## REQUIRED WORK
Locate and copy all lines bearing the word "document".

## GIVEN INFORMATION
————
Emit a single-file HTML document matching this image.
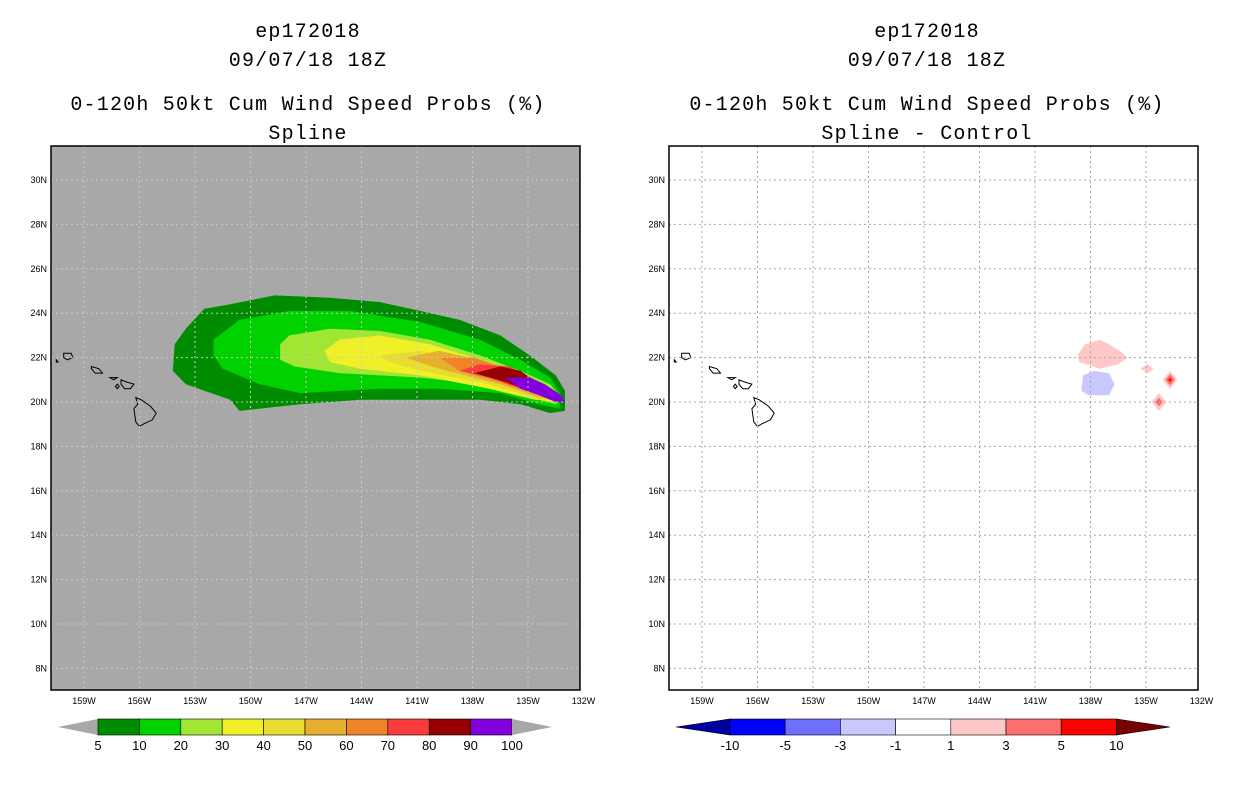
<!DOCTYPE html>
<html><head><meta charset="utf-8"><style>
body{margin:0;background:#fff;}
svg text{font-family:"Liberation Sans",sans-serif;}
svg .ttl{font-family:"Liberation Mono",monospace;letter-spacing:1.2px;}
</style></head><body>
<svg id="s" width="1236" height="800" xmlns="http://www.w3.org/2000/svg">
<g font-size="20" text-anchor="middle" fill="#000">
<text class="ttl" x="308" y="37">ep172018</text>
<text class="ttl" x="308" y="66">09/07/18 18Z</text>
<text class="ttl" x="308" y="110">0-120h 50kt Cum Wind Speed Probs (%)</text>
<text class="ttl" x="308" y="139">Spline</text>
</g>
<g font-size="20" text-anchor="middle" fill="#000">
<text class="ttl" x="927" y="37">ep172018</text>
<text class="ttl" x="927" y="66">09/07/18 18Z</text>
<text class="ttl" x="927" y="110">0-120h 50kt Cum Wind Speed Probs (%)</text>
<text class="ttl" x="927" y="139">Spline - Control</text>
</g>
<rect x="51" y="146" width="529" height="544" fill="#a8a8a8"/>
<rect x="669" y="146" width="529" height="544" fill="#fff"/>
<g id="L"></g><g id="R"></g>
<rect x="51" y="146" width="529" height="544" fill="none" stroke="#000" stroke-width="1.5"/>
<rect x="669" y="146" width="529" height="544" fill="none" stroke="#000" stroke-width="1.5"/>
<g id="CB"></g>
</svg>
<script>
const lonTicks=[159,156,153,150,147,144,141,138,135,132];
const latTicks=[30,28,26,24,22,20,18,16,14,12,10,8];
const probLevels=[5,10,20,30,40,50,60,70,80,90,100];
const probColors=["#008c00","#00d200","#a0e632","#f0f028","#e6dc32","#e6af2d","#f08228","#fa3c3c","#960000","#8200dc"];
const diffLevels=[-10,-5,-3,-1,1,3,5,10];
const diffColors=["#0000a0","#0000ff","#6e6eff","#c8c8ff","#ffffff","#ffc8c8","#ff6e6e","#ff0000","#780000"];
const prob5=[[154.2,21.4],[154.1,22.6],[153.5,23.3],[152.5,24.2],[151.1,24.4],[148.7,24.8],[145.7,24.7],[143.0,24.5],[140.8,24.1],[138.7,23.7],[136.5,23.0],[134.9,22.1],[133.5,21.2],[133.0,20.5],[133.0,19.6],[133.8,19.5],[135.4,19.9],[137.6,20.1],[140.8,20.1],[144.1,20.1],[147.3,19.9],[150.6,19.6],[151.1,20.1],[153.5,20.8]];
const prob10=[[152.0,22.8],[150.6,23.7],[147.9,24.1],[144.6,24.1],[140.8,23.6],[137.6,22.8],[135.4,21.9],[133.8,21.1],[133.2,20.3],[133.3,19.7],[134.4,19.9],[136.5,20.4],[139.8,20.6],[143.0,20.6],[147.3,20.4],[149.5,20.8],[151.5,21.5],[152.0,22.1]];
const prob20=[[148.4,22.6],[147.9,23.0],[145.7,23.3],[143.0,23.2],[140.3,22.8],[137.6,22.1],[135.4,21.4],[133.8,20.8],[133.2,20.2],[133.5,19.9],[134.9,20.2],[137.6,20.8],[140.8,21.1],[145.2,21.3],[147.6,21.6],[148.4,21.9]];
const prob30=[[146.0,22.3],[145.2,22.8],[143.0,23.0],[140.3,22.6],[137.6,21.9],[135.4,21.2],[133.8,20.5],[133.4,20.0],[134.6,20.1],[137.1,20.6],[140.8,21.2],[144.1,21.5],[145.7,21.8]];
const prob40=[[143.0,22.1],[140.8,22.3],[138.7,21.9],[136.5,21.4],[134.4,20.8],[133.5,20.1],[134.4,20.1],[137.1,20.8],[140.8,21.4],[142.5,21.8]];
const prob50=[[141.6,22.0],[139.8,22.3],[137.6,21.9],[135.7,21.4],[134.1,20.7],[133.5,20.1],[134.4,20.2],[136.5,20.8],[139.8,21.5]];
const prob60=[[139.8,22.0],[137.9,22.0],[136.0,21.4],[134.1,20.7],[133.6,20.1],[134.4,20.3],[136.5,20.9],[138.7,21.4]];
const prob70=[[138.7,21.4],[137.6,21.7],[136.0,21.6],[134.4,20.9],[133.5,20.2],[133.9,20.2],[135.4,20.6],[137.1,21.1]];
const prob80=[[137.9,21.3],[136.5,21.6],[135.4,21.4],[134.4,20.8],[133.3,20.2],[133.8,20.1],[134.6,20.4],[136.2,20.9]];
const prob90=[[136.2,21.1],[134.9,21.1],[134.1,20.8],[133.2,20.3],[133.0,20.0],[133.5,20.0],[134.4,20.3],[135.4,20.6]];
const probContours=[prob5,prob10,prob20,prob30,prob40,prob50,prob60,prob70,prob80,prob90];
const diffPink=[[138.7,22.1],[138.3,22.6],[137.5,22.8],[137.0,22.6],[136.4,22.3],[136.0,22.0],[136.5,21.7],[137.5,21.5],[138.6,21.8]];
const diffBlue=[[138.4,21.2],[137.8,21.4],[137.0,21.3],[136.7,20.8],[137.0,20.3],[138.1,20.3],[138.5,20.5]];
const diffSmall=[[135.3,21.5],[134.9,21.7],[134.6,21.5],[134.9,21.3]];
const diffD1out=[[133.7,21.4],[133.3,21.0],[133.7,20.6],[134.1,21.0]];
const diffD1mid=[[133.7,21.25],[133.45,21.0],[133.7,20.75],[133.95,21.0]];
const diffD1in=[[133.7,21.1],[133.6,21.0],[133.7,20.9],[133.8,21.0]];
const diffD2out=[[134.3,20.4],[133.9,20.0],[134.3,19.6],[134.7,20.0]];
const diffD2mid=[[134.3,20.2],[134.1,20.0],[134.3,19.8],[134.5,20.0]];
const diffShapes=[diffPink,diffBlue,diffSmall,diffD1out,diffD1mid,diffD1in,diffD2out,diffD2mid];
const diffClasses=[5,3,5,5,6,7,5,6];
const islands=[
[[156.2,20.2],[155.9,20.1],[155.4,19.8],[155.1,19.5],[155.3,19.2],[155.8,19.0],[156.0,18.9],[156.2,19.1],[156.3,19.7],[156.1,19.9]],
[[157.0,21.0],[156.7,20.9],[156.3,20.8],[156.5,20.6],[156.8,20.6],[157.0,20.8]],
[[157.6,21.1],[157.2,21.1],[157.4,21.0]],
[[157.2,20.8],[157.1,20.7],[157.2,20.6],[157.3,20.7]],
[[158.6,21.6],[158.2,21.5],[158.0,21.3],[158.4,21.3],[158.6,21.5]],
[[160.1,22.2],[159.7,22.2],[159.6,22.0],[159.9,21.9],[160.1,22.0]],
[[160.5,21.9],[160.4,21.8],[160.5,21.8]]
];
const NS="http://www.w3.org/2000/svg";
function xS(lon,x0){return x0+(159-lon)*18.5;}
function yS(lat){return 180+(30-lat)*22.2;}
function mk(tag,attrs,parent){const e=document.createElementNS(NS,tag);for(const k in attrs)e.setAttribute(k,attrs[k]);parent.appendChild(e);return e;}
function pts(poly,x0){return poly.map(p=>xS(p[0],x0).toFixed(1)+","+yS(p[1]).toFixed(1)).join(" ");}
function panel(g,x0,left){
  const gg=mk("g",{},g);
  if(left){probContours.forEach((c,i)=>{const p=mk("polygon",{points:pts(c,x0),fill:probColors[i]},gg);
    
    });}
  else{diffShapes.forEach((c,i)=>{const p=mk("polygon",{points:pts(c,x0),fill:diffColors[diffClasses[i]]},gg);
    
    });}
  islands.forEach(c=>{const p=mk("polygon",{points:pts(c,x0),fill:"none",stroke:"#000","stroke-width":1},gg);
    
    });
  const bx=x0-33, bw=529;
  lonTicks.forEach(l=>{const x=xS(l,x0);
    if(x<bx+bw-2){const ln=mk("line",{x1:x,x2:x,y1:146,y2:690,stroke:"#a8a8a8","stroke-dasharray":"2,3"},g);
    if(left)ln.setAttribute('stroke','#c8c8c8');
    
    }
    const t=mk("text",{x:x,y:704,"font-size":9,"text-anchor":"middle"},g);t.textContent=l+"W";
    
    });
  latTicks.forEach(l=>{const y=yS(l);
    const ln=mk("line",{x1:bx,x2:bx+bw,y1:y,y2:y,stroke:left?"#c8c8c8":"#a8a8a8","stroke-dasharray":"2,3"},g);
    
    
    const t=mk("text",{x:bx-4,y:y+3,"font-size":9,"text-anchor":"end"},g);t.textContent=l+"N";
    
    });
}
panel(document.getElementById("L"),84,true);
panel(document.getElementById("R"),702,false);
const cb=document.getElementById("CB");
(function(){const x0=98,w=41.4,y=719,h=16;
 const t1=mk("polygon",{points:`${x0},${y} ${x0},${y+h} 58,${y+h/2}`,fill:"#a8a8a8"},cb);
 
 probColors.forEach((c,i)=>{const r=mk("rect",{x:x0+i*w,y:y,width:w,height:h,fill:c,stroke:"#000","stroke-width":0.6},cb);
  
  });
 const xe=x0+probColors.length*w;
 const t2=mk("polygon",{points:`${xe},${y} ${xe},${y+h} 552,${y+h/2}`,fill:"#a8a8a8"},cb);
 
 probLevels.forEach((v,i)=>{const t=mk("text",{x:x0+i*w,y:750,"font-size":13,"text-anchor":"middle"},cb);t.textContent=v;
  
  });
})();
(function(){const x0=730,w=55.2,y=719,h=16,n=diffColors.length-2;
 const t1=mk("polygon",{points:`${x0},${y} ${x0},${y+h} 676,${y+h/2}`,fill:diffColors[0],stroke:"#000","stroke-width":0.6},cb);
 
 for(let i=0;i<n;i++){const r=mk("rect",{x:x0+i*w,y:y,width:w,height:h,fill:diffColors[i+1],stroke:"#000","stroke-width":0.6},cb);
  
  }
 const xe=x0+n*w;
 const t2=mk("polygon",{points:`${xe},${y} ${xe},${y+h} 1170,${y+h/2}`,fill:diffColors[diffColors.length-1],stroke:"#000","stroke-width":0.6},cb);
 
 diffLevels.forEach((v,i)=>{const t=mk("text",{x:x0+i*w,y:750,"font-size":13,"text-anchor":"middle"},cb);t.textContent=v;
  
  });
})();
</script>
</body></html>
————
## RESPONSE
Emit a single-file HTML document matching this image.
function mk(tag,attrs,parent){const e=document.createElementNS(NS,tag);for(const k in attrs)e.setAttribute(k,attrs[k]);parent.appendChild(e);return e;}
panel(document.getElementById("L"),84,true);
panel(document.getElementById("R"),702,false);
const cb=document.getElementById("CB");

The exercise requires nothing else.